I want to boost Terry's thread as well.
Having gone to C4L in 2007 in Athens, when it was I think 150 people (ha! Let's be honest: 145 men and 5 women) and then again in 2015 in Portland and 2014 in Raleigh, the Code 4 Lib that once was is no more. Long live Code4Lib.
If we continue to want a large conference we need a better fiduciary agent. Take the fact that so few folks are willing to put bids to host as a sign that something different is happening here from what used to be 10 plus years ago. (Wait, damn! Am I THAT old???)
I'm not saying that all the changes that have happened over time have been bad (see my observation of gender balance above) but I think the large annual conference specifically needs to be thought through.
How do we approach thinking it through? I have no idea but as others have said, the conversation is long overdue. (I wonder when Ruth says "Clearly the community wants to go" WHAT "the community" wants to go TO? Would we even be able to come to an agreement on that?)
John Spoor Broome Library
California State University, Channel Islands
From: Code for Libraries [mailto:[log in to unmask]] On Behalf Of Terry Reese
Sent: Tuesday, June 07, 2016 2:37 PM
To: [log in to unmask]
Subject: Re: [CODE4LIB] Formalizing Code4Lib?
>> Fiscal agents are ultimately responsible for the contracts they are
>> going to be signing. In the case of this conference, that is easily well over $200K.

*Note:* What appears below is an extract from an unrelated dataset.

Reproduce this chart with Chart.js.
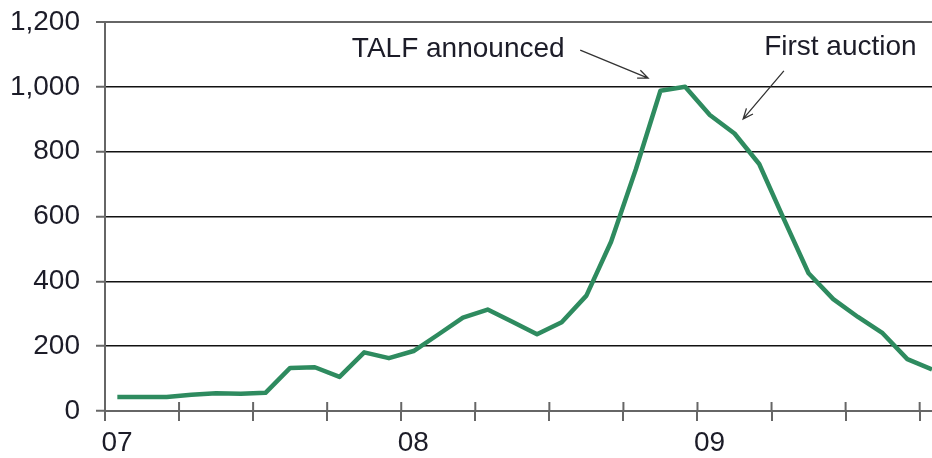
<!DOCTYPE html>
<html>
<head>
<meta charset="utf-8">
<script src="https://cdn.jsdelivr.net/npm/chart.js@4/dist/chart.umd.min.js"></script>
<style>
  html, body { margin: 0; padding: 0; background: #fff; }
  #wrap { width: 932px; height: 458px; }
</style>
</head>
<body>
<div id="wrap"><canvas id="myChart"></canvas></div>
<script>
'use strict';

// monthly values, Jan 2007 .. Oct 2009 (month index 0 = Jan 2007)
const months = [];
for (let i = 0; i < 34; i++) months.push(i);
const values = [
  43, 43, 43, 50, 55, 53, 56, 133, 135, 105, 181, 163,
  185, 236, 288, 313, 275, 237, 274, 356, 522, 745, 988, 1000,
  913, 856, 762, 592, 425, 345, 290, 240, 160, 128,
];
const yearTicks = ['07', '08', '09'];
const yTicks = [0, 200, 400, 600, 800, 1000, 1200];

// notes: text, text position (month, value), arrow from -> to
const notes = [
  { text: 'TALF announced', x: 10.0, y: 1117, from: [19.25, 1113], to: [22.0, 1027] },
  { text: 'First auction', x: 26.7, y: 1123, from: [27.5, 1049], to: [25.85, 901] },
];

const axisColor = '#666';
const textColor = '#1c1c28';
const fontFace = "'Liberation Sans', Arial, sans-serif";

const annotations = {
  id: 'annotations',
  afterDatasetsDraw(chart) {
    const { ctx, scales } = chart;
    const xs = scales.x, ys = scales.y;
    ctx.save();
    // upper half of the x ticks (they cross the axis)
    ctx.strokeStyle = axisColor;
    ctx.lineWidth = 2;
    xs.ticks.forEach((t) => {
      const px = xs.getPixelForValue(t.value);
      ctx.beginPath();
      ctx.moveTo(px, ys.bottom);
      ctx.lineTo(px, ys.bottom - 9);
      ctx.stroke();
    });
    // note labels and arrows
    ctx.font = '28px ' + fontFace;
    ctx.fillStyle = textColor;
    ctx.textBaseline = 'middle';
    ctx.textAlign = 'left';
    notes.forEach((n) => {
      ctx.fillText(n.text, xs.getPixelForValue(n.x), ys.getPixelForValue(n.y));
      const x1 = xs.getPixelForValue(n.from[0]), y1 = ys.getPixelForValue(n.from[1]);
      const x2 = xs.getPixelForValue(n.to[0]), y2 = ys.getPixelForValue(n.to[1]);
      ctx.strokeStyle = '#333';
      ctx.lineWidth = 1.3;
      ctx.beginPath();
      ctx.moveTo(x1, y1);
      ctx.lineTo(x2, y2);
      const a = Math.atan2(y2 - y1, x2 - x1);
      ctx.moveTo(x2 - 11 * Math.cos(a - 0.4), y2 - 11 * Math.sin(a - 0.4));
      ctx.lineTo(x2, y2);
      ctx.lineTo(x2 - 11 * Math.cos(a + 0.4), y2 - 11 * Math.sin(a + 0.4));
      ctx.stroke();
    });
    ctx.restore();
  },
};

new Chart(document.getElementById('myChart'), {
  type: 'line',
  data: {
    datasets: [
      {
        data: months.map((m, i) => ({ x: m + 0.5, y: values[i] })),
        borderColor: '#2e8b5f',
        borderWidth: 4.5,
        pointRadius: 0,
        tension: 0,
        borderJoinStyle: 'round',
      },
    ],
  },
  options: {
    responsive: true,
    maintainAspectRatio: false,
    animation: false,
    layout: { padding: { top: 22, right: 0, left: 0, bottom: 0 } },
    plugins: { legend: { display: false }, tooltip: { enabled: false } },
    scales: {
      x: {
        type: 'linear',
        min: 0,
        max: 33.5,
        afterBuildTicks: (scale) => {
          const t = [];
          for (let v = 0; v <= 33; v += 3) t.push({ value: v });
          scale.ticks = t;
        },
        afterFit: (scale) => {
          scale.height = 47;
          scale.paddingLeft = 0;
          scale.paddingRight = 0;
        },
        border: { color: axisColor, width: 2 },
        grid: {
          drawOnChartArea: false,
          drawTicks: true,
          tickLength: 10,
          color: axisColor,
          lineWidth: 2,
        },
        ticks: {
          autoSkip: false,
          maxRotation: 0,
          padding: 5,
          labelOffset: 12,
          color: textColor,
          font: { size: 28, family: fontFace },
          callback: (value) => (value % 12 === 0 ? yearTicks[value / 12] : ''),
        },
      },
      y: {
        min: 0,
        max: 1200,
        afterBuildTicks: (scale) => {
          scale.ticks = yTicks.map((v) => ({ value: v }));
        },
        afterFit: (scale) => {
          scale.width = 105;
          scale.paddingTop = 0;
          scale.paddingBottom = 0;
        },
        border: { color: axisColor, width: 2 },
        grid: {
          color: (c) => (c.tick && c.tick.value === 1200 ? axisColor : '#111'),
          lineWidth: (c) => (c.tick && c.tick.value === 1200 ? 2 : 1.5),
          tickColor: axisColor,
          tickLength: 9,
          tickWidth: 2,
        },
        ticks: {
          padding: 16,
          color: textColor,
          font: { size: 28, family: fontFace },
          callback: (value) => value.toLocaleString('en-US'),
        },
      },
    },
  },
  plugins: [annotations],
});
</script>
</body>
</html>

I think that this is the first pertinent question for the community to decide. The conference wasn't always this big, this extravagant, or this expensive. And the costs of running a conference that hosts say 150-200 people, is order of magnitude higher than our current size of 450-500. It brings with it tradeoffs, and one of them has been the difficulty and exceptional risk organizations take on to run this event. If as a community, there is an ongoing desire to have an annual mega conference, then it probably is definitely time to start looking for an organization that can provide the type of continuity needed to make the event easier to run and financially easier to manage. And if we can't do that as a community, it's probably time to rethink our annual conference and scope it into an event that's more sustainable and attractive to a volunteer run community.